Benchmarking YOLOv8 and vision transformers for intelligent fish monitoring in aquaponics and controlled aquarium environments

Tresna Dewi; Yurni Oktarina; Sri Rezki Artini; Gita Ayu Julianka; Jhoni Satria

doi:10.22441/sinergi.2026.2.022

Authors

Tresna Dewi Department of Electrical Engineering, Politeknik Negeri Sriwijaya, Indonesia
Yurni Oktarina Department of Electrical Engineering, Politeknik Negeri Sriwijaya, Indonesia
Sri Rezki Artini Department of Civil Engineering, Politeknik Negeri Sriwijaya, Indonesia
Gita Ayu Julianka Department of Electrical Engineering, Politeknik Negeri Sriwijaya, Indonesia
Jhoni Satria Koi Agro Farm, Indonesia

DOI:

https://doi.org/10.22441/sinergi.2026.2.022

Keywords:

Aquaponics, Deep Learning, Fish Detection, Vision Transformer, YOLOv8

Abstract

Sustainable aquaculture requires reliable and accurate fish monitoring systems capable of operating across heterogeneous environmental conditions. Conventional monitoring approaches are labor-intensive and prone to human error, while recent advances in deep learning have enabled vision-based automation for aquatic environments. Convolutional object detectors such as YOLO and emerging Vision Transformer (ViT) models have demonstrated promising performance; however, most existing studies remain limited to single-environment evaluations and rarely address energy-constrained, real-world deployment. To bridge this gap, this study presents a systematic benchmark of YOLOv8 and ViT across two complementary settings: a controlled aquarium environment and a solar-powered, off-grid aquaponics system.

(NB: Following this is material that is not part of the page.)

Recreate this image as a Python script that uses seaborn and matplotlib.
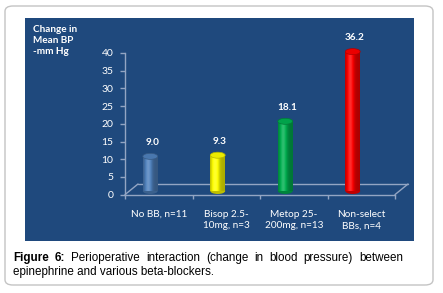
import numpy as np
import pandas as pd
import matplotlib
matplotlib.use("Agg")
import matplotlib.pyplot as plt
import seaborn as sns
from matplotlib.patches import Rectangle, FancyBboxPatch, Ellipse
import matplotlib.colors as mcolors

# ---------------- data ----------------
categories = ["No BB, n=11", "Bisop 2.5-\n10mg, n=3", "Metop 25-\n200mg, n=13", "Non-select\nBBs, n=4"]
values = [9.0, 9.3, 18.1, 36.2]
value_labels = ["9.0", "9.3", "18.1", "36.2"]
bar_colors = ["#4F81BD", "#FFFF00", "#00B050", "#FF0000"]
y_ticks = [0, 5, 10, 15, 20, 25, 30, 35, 40]
y_label_lines = ["Change in", "Mean BP", "-mm Hg"]
caption_bold = "Figure 6:"
caption_line1 = "Perioperative interaction (change in blood pressure) between"
caption_line2 = "epinephrine and various beta-blockers."

W, H, DPI = 443, 293, 100
sns.set_theme(style="white")
plt.rcParams['font.family'] = ['Lato', 'DejaVu Sans']

fig = plt.figure(figsize=(W / DPI, H / DPI), dpi=DPI)
fig.patch.set_facecolor('white')


def fx(px):
    return px / W


def fy(py):
    return 1 - py / H


PANEL = '#1F497D'
AXC = '#93A5C3'

# outer rounded border
fig.patches.append(FancyBboxPatch((fx(5), fy(285)), fx(433) - fx(5), fy(6) - fy(285),
                                  boxstyle="round,pad=0,rounding_size=0.018",
                                  transform=fig.transFigure, facecolor='white',
                                  edgecolor='#C4C4C4', linewidth=1.0, zorder=-2))
# dark blue chart panel
fig.patches.append(Rectangle((fx(25), fy(241)), fx(414) - fx(25), fy(18) - fy(241),
                             transform=fig.transFigure, facecolor=PANEL,
                             edgecolor='none', zorder=-1))

# ---------------- main (scale) axes ----------------
y0px, y40px = 194.6, 53
ax = fig.add_axes([fx(125), fy(y0px), fx(395) - fx(125), (y0px - y40px) / H])
ax.patch.set_alpha(0)
ax.set_xlim(-0.5, 3.5)
ax.set_ylim(0, 40)
for s in ['top', 'right']:
    ax.spines[s].set_visible(False)
for s in ['left', 'bottom']:
    ax.spines[s].set_color(AXC)
    ax.spines[s].set_linewidth(1.0)
ax.set_yticks(y_ticks)
ax.set_yticklabels([str(v) for v in y_ticks])
ax.tick_params(axis='y', direction='out', length=3.5, width=1, color=AXC,
               labelcolor='white', labelsize=7.5, pad=5, left=True)
ax.set_xticks(range(len(categories)))
ax.set_xticklabels(categories, linespacing=1.35)
ax.tick_params(axis='x', which='major', length=0, pad=11, labelcolor='white', labelsize=7.2)
ax.set_xticks(np.arange(-0.5, len(categories), 1.0), minor=True)
ax.tick_params(axis='x', which='minor', direction='out', length=3, width=1, color=AXC, bottom=True)
ax.grid(False)

# 3-D floor outline
dx = 13 / 270
dy = (y0px - 184) / (y0px - y40px)
kw = dict(transform=ax.transAxes, color=AXC, lw=1.0, clip_on=False)
ax.plot([dx, 1 + dx], [dy, dy], **kw)
ax.plot([0, dx], [0, dy], **kw)
ax.plot([1, 1 + dx], [0, dy], **kw)

# ---------------- bar axes (perspective scale) ----------------
pxu = 3.85
top_px = 30
ax2 = fig.add_axes([fx(125), fy(y0px), fx(395) - fx(125), (y0px - top_px) / H])
ax2.patch.set_alpha(0)
df = pd.DataFrame({"cat": categories, "val": values})
sns.barplot(data=df, x="cat", y="val", hue="cat", palette=bar_colors, width=0.22,
            legend=False, ax=ax2, saturation=1)
ax2.set_axis_off()

yb = -(y0px - 191) / pxu
xshift = 8.5 / 67.5
ell_h = 6.0 / pxu


def shade(c, s):
    c = np.array(mcolors.to_rgb(c))
    if s <= 1:
        return tuple(c * s)
    return tuple(c + (1 - c) * (s - 1))


t = np.linspace(0, 1, 80)
prof = 0.68 + 0.5 * np.exp(-((t - 0.35) / 0.25) ** 2)
bars = [p for p in ax2.patches if isinstance(p, Rectangle)]
bars = sorted(bars, key=lambda p: p.get_x())
for p, col, lbl in zip(bars, bar_colors, value_labels):
    x0, w = p.get_x(), p.get_width()
    h = p.get_height()
    cx = x0 + w / 2
    z = p.get_zorder()
    p.set_facecolor(shade(col, 0.85))
    p.set_edgecolor('none')
    img = np.array([[shade(col, min(s, 1.25)) for s in prof]])
    im = ax2.imshow(img, extent=[x0, x0 + w, 0, h], aspect='auto',
                    interpolation='bilinear', zorder=z + 0.1)
    im.set_clip_path(p)
    ax2.add_patch(Ellipse((cx, 0), w, ell_h, facecolor=shade(col, 0.75),
                          edgecolor='none', zorder=z - 0.1))
    ax2.add_patch(Ellipse((cx, h), w, ell_h, facecolor=shade(col, 0.92),
                          edgecolor=shade(col, 0.7), lw=0.5, zorder=z + 0.2))
    ax2.annotate(lbl, xy=(cx, h), xytext=(2, 14), textcoords='offset pixels',
                 ha='center', va='center', color='white', fontweight='bold',
                 fontsize=7.2)

ax2.set_xlim(-0.5 + xshift, 3.5 + xshift)
ax2.set_ylim(yb, yb + (y0px - top_px) / pxu)

# y axis title
fig.text(fx(33), fy(25), "\n".join(y_label_lines), ha='left', va='top', color='white',
         fontweight='bold', fontsize=7.2, linespacing=1.3)

# ---------------- caption ----------------
cap_fs = 8.4
renderer = fig.canvas.get_renderer()
words = [(w_, 'bold') for w_ in caption_bold.split()] + [(w_, 'normal') for w_ in caption_line1.split()]
texts = []
for w_, wt in words:
    tx = fig.text(0, 0, w_, fontsize=cap_fs, fontweight=wt, family='Liberation Sans',
                  ha='left', va='baseline', color='black')
    texts.append(tx)
widths = [tx.get_window_extent(renderer).width for tx in texts]
left, right = 13, 403
gap = (right - left - sum(widths)) / (len(texts) - 1)
xp = left
for tx, wd in zip(texts, widths):
    tx.set_position((fx(xp), fy(261)))
    xp += wd + gap
fig.text(fx(left), fy(275), caption_line2, fontsize=cap_fs, family='Liberation Sans',
         ha='left', va='baseline', color='black')

fig.savefig('out.png', dpi=DPI)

The proposed framework integrates 1080p CCTV video acquisition, dataset annotation and augmentation, and standardized training and evaluation using COCO metrics. Experimental results show that ViT consistently outperforms YOLOv8 in detection accuracy and prediction stability across both environments. ViT achieves 99.73% accuracy in the controlled aquarium and ≥99.6% accuracy performance (99.68–99.73%) in aquaponics, while YOLOv8 records 87.90% accuracy in the aquarium and 93.92–97.92% across aquaponics fish classes, exhibiting higher sensitivity to background clutter. Statistical validation using McNemar’s test (p < 0.001) confirms that these differences are statistically significant. Beyond accuracy, the results reveal a trade-off between robustness and computational efficiency. ViT provides superior resilience under occlusion and glare, whereas YOLOv8 offers faster inference suitable for real-time operation on resource-limited edge devices. End-to-end deployment on a solar-powered NVIDIA Jetson Xavier NX demonstrates the feasibility of continuous, off-grid aquaculture monitoring and provides practical guidance for context-aware model selection in intelligent aquaculture systems.